News Flash: Voyager 1 Space Probe Reaches New Frontier 33 Years After Launch


"If I had to pick one surprise that stands out on Voyager, it would be the volcanoes on Io [one of Jupiter's moons] . Finding a moon that's 100 times more active volcanically than the entire Earth, it's really quite striking. And this was typical of what Voyager was going to do on the rest of its journey through the outer solar system. This was really beyond imagination."

Ed Stone, Voyager Project Scientist, Caltech.

NASA's Voyager 1 probe has reached a new frontier, 33 years into its voyage to the edge of the solar system and beyond. Since June, when it was 17 billion kilometers from the sun, it has stopped viewing particles in the solar wind streaming outwards due to incoming interstellar particles pushing the solar wind sideways.

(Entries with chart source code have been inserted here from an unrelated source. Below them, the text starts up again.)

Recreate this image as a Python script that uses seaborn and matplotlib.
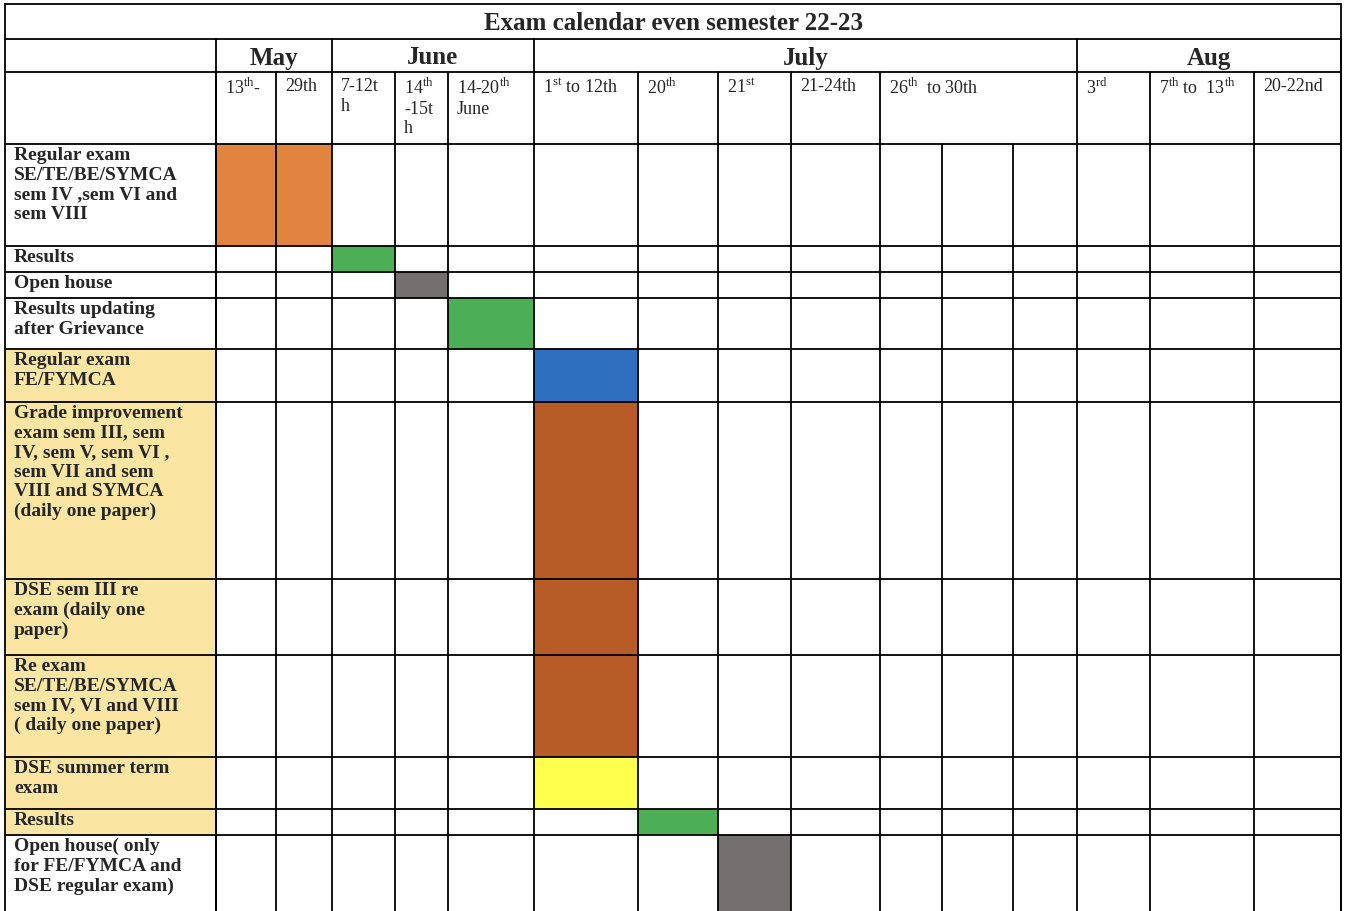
import matplotlib
matplotlib.use("Agg")
import matplotlib.pyplot as plt
import seaborn as sns

sns.set_style("white")
plt.rcParams['font.family'] = ['Liberation Serif', 'DejaVu Serif']
plt.rcParams['mathtext.fontset'] = 'custom'
plt.rcParams['mathtext.rm'] = 'Liberation Serif'

title = "Exam calendar even semester 22-23"
months = ["May", "June", "July", "Aug"]
month_spans = [(216, 332), (332, 534), (534, 1077), (1077, 1341)]
date_labels = ["13$^{\\mathrm{th}}$-", "29th", "7-12t\nh", "14$^{\\mathrm{th}}$\n-15t\nh",
               "14-20$^{\\mathrm{th}}$\nJune", "1$^{\\mathrm{st}}$ to 12th", "20$^{\\mathrm{th}}$",
               "21$^{\\mathrm{st}}$", "21-24th", "26$^{\\mathrm{th}}$  to 30th",
               "3$^{\\mathrm{rd}}$", "7$^{\\mathrm{th}}$ to  13$^{\\mathrm{th}}$", "20-22nd"]
header_edges = [216, 276, 332, 395, 448, 534, 638, 718, 791, 880, 1077, 1150, 1254, 1341]
body_edges = [216, 276, 332, 395, 448, 534, 638, 718, 791, 880, 942, 1013, 1077, 1150, 1254, 1341]
row_labels = ["Regular exam\nSE/TE/BE/SYMCA\nsem IV ,sem VI and\nsem VIII", "Results", "Open house",
              "Results updating\nafter Grievance", "Regular exam\nFE/FYMCA",
              "Grade improvement\nexam sem III, sem\nIV, sem V, sem VI ,\nsem VII and sem\nVIII and SYMCA\n(daily one paper)",
              "DSE sem III re\nexam (daily one\npaper)", "Re exam\nSE/TE/BE/SYMCA\nsem IV, VI and VIII\n( daily one paper)",
              "DSE summer term\nexam", "Results", "Open house( only\nfor FE/FYMCA and\nDSE regular exam)"]
row_edges = [145, 247, 273, 299, 350, 403, 580, 656, 758, 810, 836, 940]
highlight_rows = [4, 5, 6, 7, 8, 9]
# (row, first body column, number of columns, colour)
fills = [(0, 0, 2, "#E0843F"), (1, 2, 1, "#4CAF55"), (2, 3, 1, "#747070"), (3, 4, 1, "#4CAF55"),
         (4, 5, 1, "#2F6FBF"), (5, 5, 1, "#B85C27"), (6, 5, 1, "#B85C27"), (7, 5, 1, "#B85C27"),
         (8, 5, 1, "#FFFF4D"), (9, 6, 1, "#4CAF55"), (10, 7, 1, "#747070")]

fig = plt.figure(figsize=(13.52, 9.12), dpi=100)
ax = fig.add_axes([0, 0, 1, 1])
ax.set_xlim(0, 1352)
ax.set_ylim(912, 0)
ax.axis("off")

L, R = 5, 1341
for r in highlight_rows:
    ax.fill_between([L, 216], row_edges[r], row_edges[r + 1], color="#FAE5A2", lw=0)
for r, c, n, col in fills:
    ax.fill_between([body_edges[c], body_edges[c + n]], row_edges[r], row_edges[r + 1], color=col, lw=0)

lk = dict(color="black", lw=1.3)
for y in [5, 40, 73] + row_edges[:-1]:
    ax.plot([L, R], [y, y], **lk)
ax.plot([L, L], [5, 940], **lk)
ax.plot([R, R], [5, 940], **lk)
ax.plot([216, 216], [40, 940], **lk)
for a, b in month_spans:
    ax.plot([b, b], [40, 73], **lk)
for x in header_edges:
    ax.plot([x, x], [73, 145], **lk)
for x in body_edges:
    ax.plot([x, x], [145, 940], **lk)

ax.text(673, 23, title, ha="center", va="center", fontsize=18, fontweight="bold")
for m, (a, b) in zip(months, month_spans):
    ax.text((a + b) / 2, 58, m, ha="center", va="center", fontsize=18, fontweight="bold")
for lab, x in zip(date_labels, header_edges[:-1]):
    ax.text(x + 9, 78, lab, ha="left", va="top", fontsize=13, linespacing=1.2)
for lab, r in zip(row_labels, range(len(row_labels))):
    ax.text(14, row_edges[r] + 2, lab, ha="left", va="top", fontsize=14, fontweight="bold", linespacing=1.2)

fig.savefig("out.png", dpi=100)
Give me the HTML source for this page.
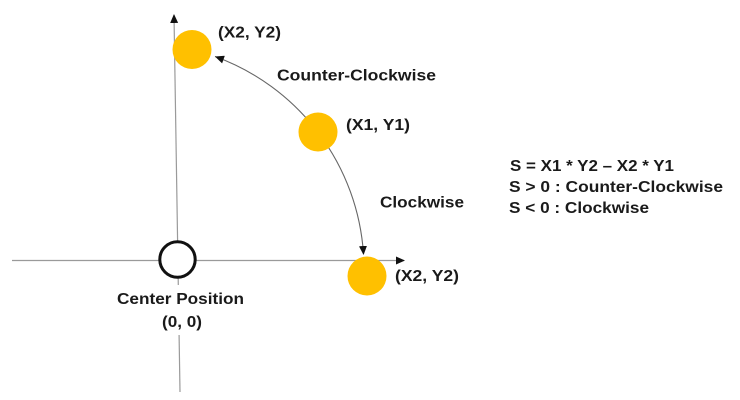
<!DOCTYPE html>
<html>
<head>
<meta charset="utf-8">
<style>
  html, body { margin: 0; padding: 0; background: #ffffff; }
  body { width: 740px; height: 400px; overflow: hidden; }
  svg { display: block; }
  text { font-family: "Liberation Sans", Arial, sans-serif; font-weight: bold; font-size: 16px; fill: #1a1a1a; }
</style>
</head>
<body>
<svg width="740" height="400" viewBox="0 0 740 400" xmlns="http://www.w3.org/2000/svg">
  <defs>
    <marker id="ah" markerWidth="10" markerHeight="10" refX="8" refY="4" orient="auto" markerUnits="userSpaceOnUse">
      <path d="M0,0 L9,4 L0,8 Z" fill="#111"/>
    </marker>
    <marker id="ahs" markerWidth="10" markerHeight="10" refX="0" refY="4" orient="auto" markerUnits="userSpaceOnUse">
      <path d="M9,0 L0,4 L9,8 Z" fill="#111"/>
    </marker>
  </defs>

  <!-- horizontal axis -->
  <line x1="12" y1="260.5" x2="404" y2="260.5" stroke="#9a9a9a" stroke-width="1.2" marker-end="url(#ah)"/>
  <!-- vertical axis -->
  <line x1="180" y1="392" x2="174" y2="15" stroke="#9a9a9a" stroke-width="1.2" marker-end="url(#ah)"/>
  <!-- white cover for label area -->
  <rect x="110" y="285" width="145" height="50" fill="#ffffff"/>

  <!-- arc with arrows both ends -->
  <path d="M 215 56.5 A 226 226 0 0 1 363.5 254" fill="none" stroke="#666" stroke-width="1.1" marker-start="url(#ahs)" marker-end="url(#ah)"/>

  <!-- center circle -->
  <circle cx="177.5" cy="259.5" r="17.7" fill="#ffffff" stroke="#111" stroke-width="3"/>

  <!-- yellow points -->
  <circle cx="192" cy="49.5" r="19.5" fill="#FFC000"/>
  <circle cx="318" cy="132" r="19.5" fill="#FFC000"/>
  <circle cx="367" cy="276" r="19.5" fill="#FFC000"/>

  <!-- labels -->
  <text x="218" y="37.5" textLength="63" lengthAdjust="spacingAndGlyphs">(X2, Y2)</text>
  <text x="277" y="80.5" textLength="159" lengthAdjust="spacingAndGlyphs">Counter-Clockwise</text>
  <text x="346" y="130" textLength="64" lengthAdjust="spacingAndGlyphs">(X1, Y1)</text>
  <text x="380" y="207.5" textLength="84" lengthAdjust="spacingAndGlyphs">Clockwise</text>
  <text x="395" y="281" textLength="64" lengthAdjust="spacingAndGlyphs">(X2, Y2)</text>
  <text x="117" y="304" textLength="127" lengthAdjust="spacingAndGlyphs">Center Position</text>
  <text x="162" y="327" textLength="40" lengthAdjust="spacingAndGlyphs">(0, 0)</text>

  <text x="510" y="171" textLength="164" lengthAdjust="spacingAndGlyphs">S = X1 * Y2 – X2 * Y1</text>
  <text x="509" y="192" textLength="214" lengthAdjust="spacingAndGlyphs">S &gt; 0 : Counter-Clockwise</text>
  <text x="509" y="213" textLength="140" lengthAdjust="spacingAndGlyphs">S &lt; 0 : Clockwise</text>
</svg>
</body>
</html>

"The solar wind has turned the corner," Voyager project scientist Ed Stone of Caltech said in a statement. "Voyager 1 is getting close to interstellar space." One of Stone's most famous contributions to space exploration is his role as project scientist for the Voyager mission, whose twin spacecraft studied Jupiter, Saturn, Uranus and Neptune between 1979 and 1989.

Voyager 1 is expected to leave the solar system and enter interstellar space four years from now (click here for a definition of the regions in the illustration above).

Its sister spacecraft, Voyager 2, has been travelling in a different direction and at a slightly slower speed; it is expected to pass various solar system thresholds a few years after its faster sibling, NASA says.

Voyager 1's results were presented on Monday at the American Geophysical Union meeting in San Francisco.